Saturday, April 07, 2007

Franciscan Friars Martyred for the Sanctity of Marriage

Five Franciscan friars, killed in 1597 on what is now the Georgia coast, are on their way to receiving sainthood for having died defending "traditional" marriage. According to the 500-page historical report, which was delivered to the Vatican in late March, the Spanish missionaries were slain by Guale Indians in a dispute over polygamy.
Friar Pedro de Corpa had spent a decade before his death in the late 16th century as a missionary converting Indians to Christianity in Spanish Florida, which then included the 100-mile Georgia coast.

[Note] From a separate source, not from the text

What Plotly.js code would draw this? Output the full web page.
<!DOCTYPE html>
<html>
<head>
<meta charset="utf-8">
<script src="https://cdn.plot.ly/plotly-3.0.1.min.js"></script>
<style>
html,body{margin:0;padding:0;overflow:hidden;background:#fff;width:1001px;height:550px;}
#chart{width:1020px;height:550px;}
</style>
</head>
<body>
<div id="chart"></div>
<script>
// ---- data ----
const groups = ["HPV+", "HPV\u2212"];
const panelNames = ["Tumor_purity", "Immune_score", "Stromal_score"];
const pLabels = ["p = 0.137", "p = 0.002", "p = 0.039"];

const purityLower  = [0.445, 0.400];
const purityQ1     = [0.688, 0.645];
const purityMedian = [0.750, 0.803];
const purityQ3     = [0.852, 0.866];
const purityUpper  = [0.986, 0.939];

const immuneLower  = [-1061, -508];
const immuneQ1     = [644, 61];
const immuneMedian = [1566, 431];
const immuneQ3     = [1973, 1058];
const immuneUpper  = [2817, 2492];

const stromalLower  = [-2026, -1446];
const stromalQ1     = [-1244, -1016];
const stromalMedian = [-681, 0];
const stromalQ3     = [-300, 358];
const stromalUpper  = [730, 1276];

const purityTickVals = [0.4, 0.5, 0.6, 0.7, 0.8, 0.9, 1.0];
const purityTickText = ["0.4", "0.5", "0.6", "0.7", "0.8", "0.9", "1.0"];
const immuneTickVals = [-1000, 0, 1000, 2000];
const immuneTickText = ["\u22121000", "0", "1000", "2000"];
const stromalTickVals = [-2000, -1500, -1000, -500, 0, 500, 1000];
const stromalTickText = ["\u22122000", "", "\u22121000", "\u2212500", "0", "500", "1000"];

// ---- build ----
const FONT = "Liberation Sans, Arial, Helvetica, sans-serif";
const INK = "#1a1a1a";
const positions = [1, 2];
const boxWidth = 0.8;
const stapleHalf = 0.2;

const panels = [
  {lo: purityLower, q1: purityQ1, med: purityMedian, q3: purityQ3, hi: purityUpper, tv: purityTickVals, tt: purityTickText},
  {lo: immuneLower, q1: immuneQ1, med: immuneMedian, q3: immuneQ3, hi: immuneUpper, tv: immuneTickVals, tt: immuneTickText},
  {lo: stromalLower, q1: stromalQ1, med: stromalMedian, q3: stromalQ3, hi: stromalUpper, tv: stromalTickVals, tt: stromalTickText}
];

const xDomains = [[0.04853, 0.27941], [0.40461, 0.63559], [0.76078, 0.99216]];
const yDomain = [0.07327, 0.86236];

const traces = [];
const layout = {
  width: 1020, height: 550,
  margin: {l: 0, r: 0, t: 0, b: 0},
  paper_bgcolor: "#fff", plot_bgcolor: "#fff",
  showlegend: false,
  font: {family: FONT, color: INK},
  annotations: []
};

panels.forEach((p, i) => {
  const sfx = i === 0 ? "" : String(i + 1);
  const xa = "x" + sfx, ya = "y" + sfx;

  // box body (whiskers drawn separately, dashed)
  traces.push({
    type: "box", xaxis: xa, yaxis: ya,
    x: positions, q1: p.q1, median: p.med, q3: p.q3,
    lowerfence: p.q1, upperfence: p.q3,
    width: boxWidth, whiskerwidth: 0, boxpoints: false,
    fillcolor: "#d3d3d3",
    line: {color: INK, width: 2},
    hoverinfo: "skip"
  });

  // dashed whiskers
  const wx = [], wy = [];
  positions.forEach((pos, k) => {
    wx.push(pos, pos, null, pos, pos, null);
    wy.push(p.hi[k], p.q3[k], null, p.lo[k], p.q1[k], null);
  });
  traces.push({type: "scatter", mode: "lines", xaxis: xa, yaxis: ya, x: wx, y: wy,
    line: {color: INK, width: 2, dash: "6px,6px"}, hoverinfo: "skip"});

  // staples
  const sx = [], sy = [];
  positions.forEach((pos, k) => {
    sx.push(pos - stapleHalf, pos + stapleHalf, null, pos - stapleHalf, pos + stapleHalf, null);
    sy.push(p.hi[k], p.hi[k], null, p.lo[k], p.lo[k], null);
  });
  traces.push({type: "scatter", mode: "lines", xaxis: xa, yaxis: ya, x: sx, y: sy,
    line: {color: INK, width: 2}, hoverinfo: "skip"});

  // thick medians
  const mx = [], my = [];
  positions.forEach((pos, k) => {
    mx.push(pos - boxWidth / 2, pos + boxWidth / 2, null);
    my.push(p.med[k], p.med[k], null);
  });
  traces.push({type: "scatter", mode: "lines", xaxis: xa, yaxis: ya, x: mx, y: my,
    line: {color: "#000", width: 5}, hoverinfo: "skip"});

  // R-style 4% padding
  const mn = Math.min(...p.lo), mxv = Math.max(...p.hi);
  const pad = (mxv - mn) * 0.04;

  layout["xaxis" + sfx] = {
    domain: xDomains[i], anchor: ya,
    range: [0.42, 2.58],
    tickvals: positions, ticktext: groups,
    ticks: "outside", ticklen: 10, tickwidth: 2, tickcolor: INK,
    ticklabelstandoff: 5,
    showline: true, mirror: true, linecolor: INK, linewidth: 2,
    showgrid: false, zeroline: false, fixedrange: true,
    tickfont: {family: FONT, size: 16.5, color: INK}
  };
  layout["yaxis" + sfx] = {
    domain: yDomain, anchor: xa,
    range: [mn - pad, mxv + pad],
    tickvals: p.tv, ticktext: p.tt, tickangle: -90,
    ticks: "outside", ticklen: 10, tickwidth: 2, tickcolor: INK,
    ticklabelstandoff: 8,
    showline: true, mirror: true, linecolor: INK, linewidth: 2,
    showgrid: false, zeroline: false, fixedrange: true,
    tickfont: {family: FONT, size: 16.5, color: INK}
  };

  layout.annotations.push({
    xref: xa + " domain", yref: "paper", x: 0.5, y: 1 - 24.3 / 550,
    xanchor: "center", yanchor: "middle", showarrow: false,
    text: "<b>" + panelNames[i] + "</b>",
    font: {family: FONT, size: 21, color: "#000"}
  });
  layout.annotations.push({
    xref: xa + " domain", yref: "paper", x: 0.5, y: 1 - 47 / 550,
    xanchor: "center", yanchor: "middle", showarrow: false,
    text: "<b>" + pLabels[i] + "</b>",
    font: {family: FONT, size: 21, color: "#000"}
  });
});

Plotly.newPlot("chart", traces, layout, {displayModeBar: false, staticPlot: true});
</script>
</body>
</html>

De Corpa was assigned to a mission near present-day Darien, Georgia, when he infuriated the nephew of a Guale chieftain who planned to take a second wife. The friar admonished the nephew, a baptized Christian named Juanillo, and told him polygamy violated God's law.

On Sept. 14, 1597, Juanillo led warriors smeared in war paint to de Corpa's hut, where he was preparing for morning Mass. They killed the friar with stone clubs, severed his head and displayed it on a pike by a nearby river landing.

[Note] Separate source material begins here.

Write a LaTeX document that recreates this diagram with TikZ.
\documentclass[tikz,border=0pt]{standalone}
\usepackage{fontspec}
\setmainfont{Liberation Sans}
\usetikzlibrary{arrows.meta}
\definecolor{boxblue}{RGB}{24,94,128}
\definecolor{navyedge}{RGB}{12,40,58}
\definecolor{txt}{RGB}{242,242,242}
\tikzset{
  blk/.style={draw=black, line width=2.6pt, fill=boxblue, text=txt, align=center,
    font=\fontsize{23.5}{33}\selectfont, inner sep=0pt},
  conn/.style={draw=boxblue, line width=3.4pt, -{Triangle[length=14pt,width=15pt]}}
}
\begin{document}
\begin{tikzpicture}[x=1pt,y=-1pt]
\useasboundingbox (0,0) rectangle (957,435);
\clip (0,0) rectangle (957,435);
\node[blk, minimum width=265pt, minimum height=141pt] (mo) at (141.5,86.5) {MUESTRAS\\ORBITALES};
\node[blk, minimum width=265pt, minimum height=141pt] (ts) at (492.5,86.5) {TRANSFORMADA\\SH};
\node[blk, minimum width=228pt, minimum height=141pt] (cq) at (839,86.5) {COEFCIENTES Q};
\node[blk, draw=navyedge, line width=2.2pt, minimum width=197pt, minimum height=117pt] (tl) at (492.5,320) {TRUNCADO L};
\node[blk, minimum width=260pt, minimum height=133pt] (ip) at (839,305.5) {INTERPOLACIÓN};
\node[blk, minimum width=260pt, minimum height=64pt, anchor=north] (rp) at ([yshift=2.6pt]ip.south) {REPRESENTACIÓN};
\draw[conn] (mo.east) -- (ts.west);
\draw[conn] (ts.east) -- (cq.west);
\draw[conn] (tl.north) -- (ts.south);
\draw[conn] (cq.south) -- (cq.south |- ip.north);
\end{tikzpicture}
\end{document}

The warriors killed the other four friars over the next few days.

Bishop J. Kevin Boland, the head of the Savanna Diocese considers the friars true martyrs "because of their unwillingness to water down the teaching of the faith. . . It's very timely in today's culture, where marriage is under horrendous attacks." In fact, the martyrs have their own website.

Wednesday, April 04, 2007

Envisioning a God with a body

A regional newspaper out of Ontario, Canada, The Record, published an article which presents the views of Jewish biblical scholar, James Kugel regarding what the Bible says about the nature of God.
Contrary to popular opinion, God in the earliest books of the Bible didn't know all things.

Nor did He exist everywhere, all at once . . . . The Book of Genesis describes God walking through the Garden of Eden, Kugel said.

"Walking is not something you do when you're omnipresent," he quipped.

And at one point, God asks Cain the whereabouts of his brother Abel.

The verse implies that God didn't know Cain had killed his brother, Kugel said.

God also says, in Genesis 18, that He heard rumours about things happening in Sodom and Gomorrah and that He must go and see if they are true.

"That not only implies that He's not everywhere all at once, but He doesn't necessarily know everything -- he's going to go down and check," Kugel said.

This viewpoint will not come as "news" to the average Latter-day Saint. But it is interesting to note the comments of Rabbi Yosil Rosenzweig of the Beth Jacob Congregation in Kitchener:
"[Kugel's observations] really shook me up . . . But I think that's very, very good and very healthy because we get complacent in our beliefs."

Rosenzweig said that it never dawned on him that early biblical references to God's human physical features might not have simply been metaphors.

If those descriptions were not in the Bible, the notion of a God with physical form would be heretical, he said.

"That would be idolatry."

The article briefly touches on the transition in thought regarding the corporeal God of the early biblical books up to the omniscient and omnipresent God, which is said to be the dominant Jewish view at the time of Jesus. Written for the lay person, it is a short, easy read. Of course, I've always appreciated James Kugel's tendency to point out the obvious in what is so often illusive.